What to work on => Return, exactly as written, the lines that start at the one holding "Clone this chart in Plotly.js." and end at the one holding "const gray = '#595959';", with both of those lines kept. Skip any pictures.

Start of Information supplied

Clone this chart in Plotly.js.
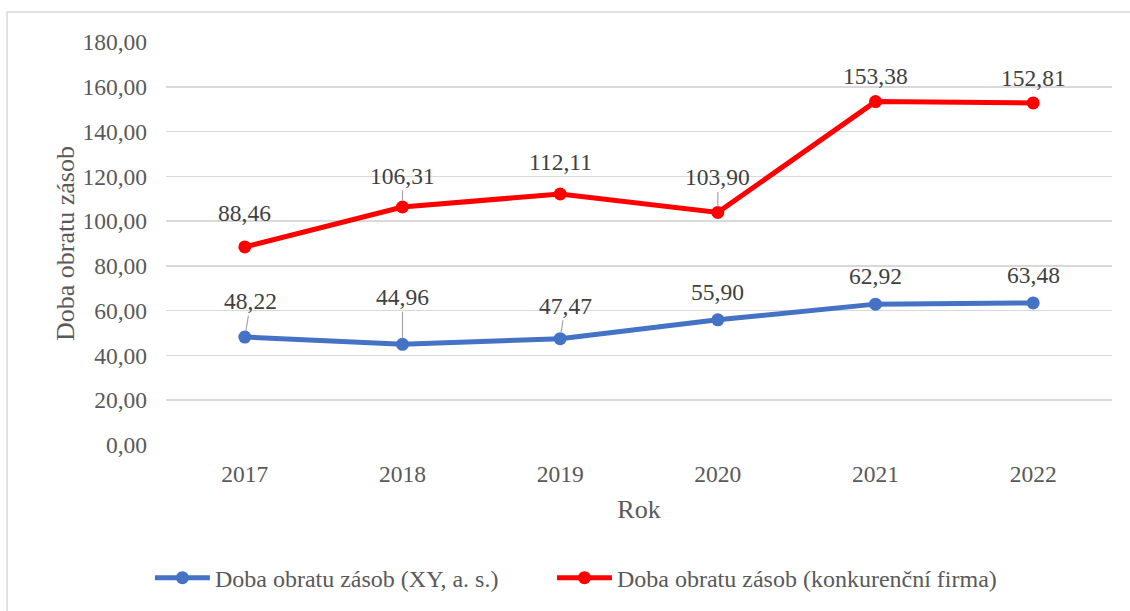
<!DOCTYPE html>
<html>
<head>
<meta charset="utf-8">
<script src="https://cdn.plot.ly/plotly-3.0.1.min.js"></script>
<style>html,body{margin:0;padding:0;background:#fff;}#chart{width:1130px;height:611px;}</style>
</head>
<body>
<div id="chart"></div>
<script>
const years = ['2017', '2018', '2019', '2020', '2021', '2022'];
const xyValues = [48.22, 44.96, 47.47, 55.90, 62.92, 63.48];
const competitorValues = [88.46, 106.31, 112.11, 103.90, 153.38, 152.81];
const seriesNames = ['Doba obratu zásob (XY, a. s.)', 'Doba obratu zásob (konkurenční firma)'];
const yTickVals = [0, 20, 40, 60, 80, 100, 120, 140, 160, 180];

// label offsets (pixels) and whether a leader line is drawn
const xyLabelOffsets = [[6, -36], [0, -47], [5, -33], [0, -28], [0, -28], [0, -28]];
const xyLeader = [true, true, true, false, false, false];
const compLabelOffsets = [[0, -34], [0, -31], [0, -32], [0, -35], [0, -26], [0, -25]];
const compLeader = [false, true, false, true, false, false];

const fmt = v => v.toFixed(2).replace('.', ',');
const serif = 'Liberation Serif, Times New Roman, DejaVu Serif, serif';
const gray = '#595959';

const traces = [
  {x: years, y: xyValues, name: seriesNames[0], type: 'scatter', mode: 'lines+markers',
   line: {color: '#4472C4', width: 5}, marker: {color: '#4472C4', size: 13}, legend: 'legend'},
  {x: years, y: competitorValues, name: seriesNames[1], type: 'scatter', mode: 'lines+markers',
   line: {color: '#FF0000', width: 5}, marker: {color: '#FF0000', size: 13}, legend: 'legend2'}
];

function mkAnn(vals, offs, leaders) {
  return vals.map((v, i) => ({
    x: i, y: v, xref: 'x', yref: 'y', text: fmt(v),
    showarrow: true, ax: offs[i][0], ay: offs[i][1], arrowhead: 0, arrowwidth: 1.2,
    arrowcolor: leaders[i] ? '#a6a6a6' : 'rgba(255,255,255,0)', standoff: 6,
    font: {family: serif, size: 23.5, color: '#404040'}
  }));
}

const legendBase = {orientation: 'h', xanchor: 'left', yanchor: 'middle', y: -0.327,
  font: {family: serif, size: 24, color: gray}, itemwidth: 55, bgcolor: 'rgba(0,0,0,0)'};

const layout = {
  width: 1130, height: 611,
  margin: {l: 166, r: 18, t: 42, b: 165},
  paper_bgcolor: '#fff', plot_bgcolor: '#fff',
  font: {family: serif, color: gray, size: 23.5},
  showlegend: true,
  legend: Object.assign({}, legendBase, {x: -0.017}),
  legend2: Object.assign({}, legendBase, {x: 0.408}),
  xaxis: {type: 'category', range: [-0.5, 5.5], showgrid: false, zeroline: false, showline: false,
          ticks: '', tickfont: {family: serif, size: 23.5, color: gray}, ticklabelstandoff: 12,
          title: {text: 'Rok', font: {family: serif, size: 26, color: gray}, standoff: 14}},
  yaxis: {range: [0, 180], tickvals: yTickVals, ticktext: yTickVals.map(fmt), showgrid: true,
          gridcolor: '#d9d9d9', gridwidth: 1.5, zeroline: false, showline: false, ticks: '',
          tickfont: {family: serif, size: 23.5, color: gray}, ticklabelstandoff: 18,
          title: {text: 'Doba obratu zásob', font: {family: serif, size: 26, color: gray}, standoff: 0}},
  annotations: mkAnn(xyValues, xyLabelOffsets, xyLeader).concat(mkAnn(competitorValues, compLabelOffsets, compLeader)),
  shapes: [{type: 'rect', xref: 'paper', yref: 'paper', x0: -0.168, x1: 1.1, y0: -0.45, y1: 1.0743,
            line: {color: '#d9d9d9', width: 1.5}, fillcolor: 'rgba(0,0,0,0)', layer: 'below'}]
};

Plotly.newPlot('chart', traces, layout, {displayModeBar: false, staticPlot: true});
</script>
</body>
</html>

End of Information supplied
Start of Information supplied

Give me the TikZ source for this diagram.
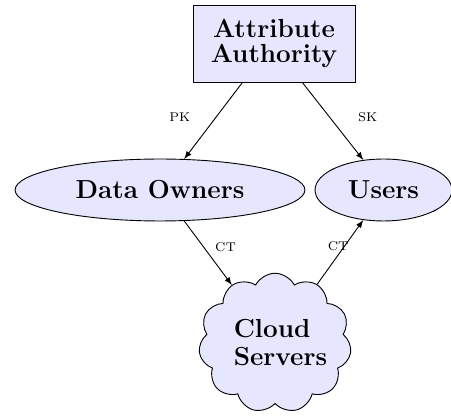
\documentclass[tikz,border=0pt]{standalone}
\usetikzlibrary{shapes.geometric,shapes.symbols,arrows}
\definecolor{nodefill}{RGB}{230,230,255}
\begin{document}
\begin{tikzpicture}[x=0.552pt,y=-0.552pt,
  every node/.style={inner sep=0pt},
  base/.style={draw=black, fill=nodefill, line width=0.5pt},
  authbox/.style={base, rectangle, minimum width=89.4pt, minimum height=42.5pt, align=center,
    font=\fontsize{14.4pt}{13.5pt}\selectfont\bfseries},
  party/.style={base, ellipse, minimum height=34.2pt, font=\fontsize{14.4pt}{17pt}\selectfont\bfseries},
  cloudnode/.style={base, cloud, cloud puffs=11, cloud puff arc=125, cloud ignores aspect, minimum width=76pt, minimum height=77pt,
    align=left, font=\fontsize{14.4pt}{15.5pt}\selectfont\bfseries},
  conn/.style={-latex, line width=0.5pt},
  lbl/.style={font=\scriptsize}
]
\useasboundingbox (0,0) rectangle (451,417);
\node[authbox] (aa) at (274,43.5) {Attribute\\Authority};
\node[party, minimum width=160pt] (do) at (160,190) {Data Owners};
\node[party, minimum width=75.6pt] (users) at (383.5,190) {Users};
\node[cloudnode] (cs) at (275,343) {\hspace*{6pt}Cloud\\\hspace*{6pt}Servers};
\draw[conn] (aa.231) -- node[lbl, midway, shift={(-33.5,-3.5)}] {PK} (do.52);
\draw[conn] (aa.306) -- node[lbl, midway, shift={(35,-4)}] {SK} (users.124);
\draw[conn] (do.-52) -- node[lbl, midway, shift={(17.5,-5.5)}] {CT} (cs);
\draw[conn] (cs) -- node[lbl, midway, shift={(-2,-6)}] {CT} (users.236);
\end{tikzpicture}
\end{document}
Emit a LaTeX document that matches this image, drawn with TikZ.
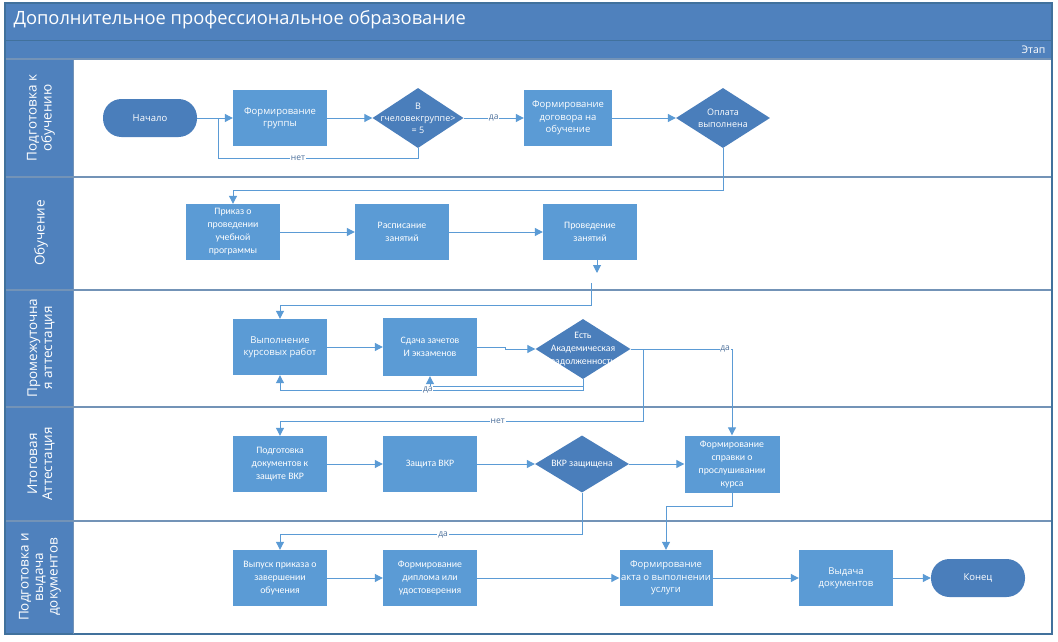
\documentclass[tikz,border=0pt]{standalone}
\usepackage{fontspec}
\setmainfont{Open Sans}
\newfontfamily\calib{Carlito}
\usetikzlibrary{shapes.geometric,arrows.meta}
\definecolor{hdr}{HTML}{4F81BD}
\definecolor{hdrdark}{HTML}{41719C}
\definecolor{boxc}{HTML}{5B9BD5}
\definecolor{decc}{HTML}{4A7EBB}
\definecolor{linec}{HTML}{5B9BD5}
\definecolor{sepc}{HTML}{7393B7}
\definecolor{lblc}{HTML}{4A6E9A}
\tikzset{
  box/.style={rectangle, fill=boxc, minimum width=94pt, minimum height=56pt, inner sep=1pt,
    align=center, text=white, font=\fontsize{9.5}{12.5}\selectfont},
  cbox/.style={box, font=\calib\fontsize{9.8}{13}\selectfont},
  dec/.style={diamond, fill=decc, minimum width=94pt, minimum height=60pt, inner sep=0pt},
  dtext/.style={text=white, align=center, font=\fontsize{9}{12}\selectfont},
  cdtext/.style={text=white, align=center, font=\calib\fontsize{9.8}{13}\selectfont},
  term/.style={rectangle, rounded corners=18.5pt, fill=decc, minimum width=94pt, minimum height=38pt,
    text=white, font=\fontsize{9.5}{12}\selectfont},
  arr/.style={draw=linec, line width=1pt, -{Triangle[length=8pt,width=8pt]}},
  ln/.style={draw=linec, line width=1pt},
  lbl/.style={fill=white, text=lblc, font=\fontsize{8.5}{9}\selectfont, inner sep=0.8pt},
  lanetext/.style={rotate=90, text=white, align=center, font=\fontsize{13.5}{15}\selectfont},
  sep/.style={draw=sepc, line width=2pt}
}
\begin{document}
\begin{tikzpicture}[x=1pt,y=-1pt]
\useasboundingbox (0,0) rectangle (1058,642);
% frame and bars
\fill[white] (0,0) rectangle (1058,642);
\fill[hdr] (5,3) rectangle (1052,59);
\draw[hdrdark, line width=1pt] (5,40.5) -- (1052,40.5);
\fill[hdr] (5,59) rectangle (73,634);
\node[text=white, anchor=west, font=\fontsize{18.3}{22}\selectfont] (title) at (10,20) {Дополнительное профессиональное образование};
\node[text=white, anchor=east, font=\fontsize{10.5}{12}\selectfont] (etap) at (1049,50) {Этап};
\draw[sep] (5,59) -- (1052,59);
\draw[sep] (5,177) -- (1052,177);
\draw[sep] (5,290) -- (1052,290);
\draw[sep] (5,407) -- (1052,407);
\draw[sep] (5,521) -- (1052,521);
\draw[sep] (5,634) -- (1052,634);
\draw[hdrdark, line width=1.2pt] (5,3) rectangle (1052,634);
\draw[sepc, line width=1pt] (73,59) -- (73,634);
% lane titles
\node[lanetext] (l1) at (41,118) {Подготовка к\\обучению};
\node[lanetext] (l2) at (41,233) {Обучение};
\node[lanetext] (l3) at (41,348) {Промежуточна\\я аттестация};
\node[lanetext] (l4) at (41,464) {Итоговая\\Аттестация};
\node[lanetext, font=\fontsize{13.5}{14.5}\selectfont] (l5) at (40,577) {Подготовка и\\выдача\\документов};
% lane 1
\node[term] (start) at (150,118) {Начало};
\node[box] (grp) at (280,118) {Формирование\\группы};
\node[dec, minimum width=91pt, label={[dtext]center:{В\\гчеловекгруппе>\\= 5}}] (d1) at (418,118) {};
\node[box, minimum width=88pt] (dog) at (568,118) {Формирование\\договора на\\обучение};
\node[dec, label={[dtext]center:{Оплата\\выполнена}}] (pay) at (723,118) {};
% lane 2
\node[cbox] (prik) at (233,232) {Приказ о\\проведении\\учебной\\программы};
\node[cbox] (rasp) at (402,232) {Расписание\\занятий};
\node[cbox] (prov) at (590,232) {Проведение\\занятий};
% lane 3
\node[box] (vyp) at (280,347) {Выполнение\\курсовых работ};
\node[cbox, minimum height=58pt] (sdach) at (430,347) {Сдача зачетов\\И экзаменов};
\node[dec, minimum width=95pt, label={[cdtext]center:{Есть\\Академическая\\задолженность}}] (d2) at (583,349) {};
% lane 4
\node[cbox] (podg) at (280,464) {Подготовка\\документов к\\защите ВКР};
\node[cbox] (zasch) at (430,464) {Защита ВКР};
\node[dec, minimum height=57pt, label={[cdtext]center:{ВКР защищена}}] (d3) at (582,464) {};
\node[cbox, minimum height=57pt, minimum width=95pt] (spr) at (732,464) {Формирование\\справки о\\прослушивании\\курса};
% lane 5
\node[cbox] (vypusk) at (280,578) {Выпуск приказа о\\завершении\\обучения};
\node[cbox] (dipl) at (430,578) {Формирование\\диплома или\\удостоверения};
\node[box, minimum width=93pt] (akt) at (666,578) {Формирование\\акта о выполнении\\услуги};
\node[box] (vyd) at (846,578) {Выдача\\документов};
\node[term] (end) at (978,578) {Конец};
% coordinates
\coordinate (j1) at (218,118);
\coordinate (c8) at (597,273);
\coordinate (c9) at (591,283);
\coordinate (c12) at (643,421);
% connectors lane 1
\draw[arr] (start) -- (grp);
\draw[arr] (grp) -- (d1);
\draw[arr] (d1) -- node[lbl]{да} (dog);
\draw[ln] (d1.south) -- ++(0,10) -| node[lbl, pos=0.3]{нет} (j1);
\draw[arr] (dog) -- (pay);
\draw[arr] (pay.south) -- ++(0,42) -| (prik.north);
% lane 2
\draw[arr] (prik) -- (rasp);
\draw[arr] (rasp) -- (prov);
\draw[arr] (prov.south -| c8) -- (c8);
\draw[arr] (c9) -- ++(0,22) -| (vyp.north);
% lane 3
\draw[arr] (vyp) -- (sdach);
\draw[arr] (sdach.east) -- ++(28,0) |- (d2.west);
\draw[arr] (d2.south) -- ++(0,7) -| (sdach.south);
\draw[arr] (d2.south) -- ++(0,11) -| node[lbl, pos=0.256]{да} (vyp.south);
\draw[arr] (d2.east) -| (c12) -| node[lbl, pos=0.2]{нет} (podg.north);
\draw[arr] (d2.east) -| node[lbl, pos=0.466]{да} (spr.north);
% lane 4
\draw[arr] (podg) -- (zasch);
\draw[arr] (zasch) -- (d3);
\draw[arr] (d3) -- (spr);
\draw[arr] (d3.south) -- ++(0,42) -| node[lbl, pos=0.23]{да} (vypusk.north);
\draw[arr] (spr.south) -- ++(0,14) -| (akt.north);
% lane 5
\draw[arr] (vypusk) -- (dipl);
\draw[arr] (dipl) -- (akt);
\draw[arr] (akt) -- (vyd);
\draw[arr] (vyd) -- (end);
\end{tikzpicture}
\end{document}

End of Information supplied

Exercise answer =>
Clone this chart in Plotly.js.
<!DOCTYPE html>
<html>
<head>
<meta charset="utf-8">
<script src="https://cdn.plot.ly/plotly-3.0.1.min.js"></script>
<style>html,body{margin:0;padding:0;background:#fff;}#chart{width:1130px;height:611px;}</style>
</head>
<body>
<div id="chart"></div>
<script>
const years = ['2017', '2018', '2019', '2020', '2021', '2022'];
const xyValues = [48.22, 44.96, 47.47, 55.90, 62.92, 63.48];
const competitorValues = [88.46, 106.31, 112.11, 103.90, 153.38, 152.81];
const seriesNames = ['Doba obratu zásob (XY, a. s.)', 'Doba obratu zásob (konkurenční firma)'];
const yTickVals = [0, 20, 40, 60, 80, 100, 120, 140, 160, 180];

// label offsets (pixels) and whether a leader line is drawn
const xyLabelOffsets = [[6, -36], [0, -47], [5, -33], [0, -28], [0, -28], [0, -28]];
const xyLeader = [true, true, true, false, false, false];
const compLabelOffsets = [[0, -34], [0, -31], [0, -32], [0, -35], [0, -26], [0, -25]];
const compLeader = [false, true, false, true, false, false];

const fmt = v => v.toFixed(2).replace('.', ',');
const serif = 'Liberation Serif, Times New Roman, DejaVu Serif, serif';
const gray = '#595959';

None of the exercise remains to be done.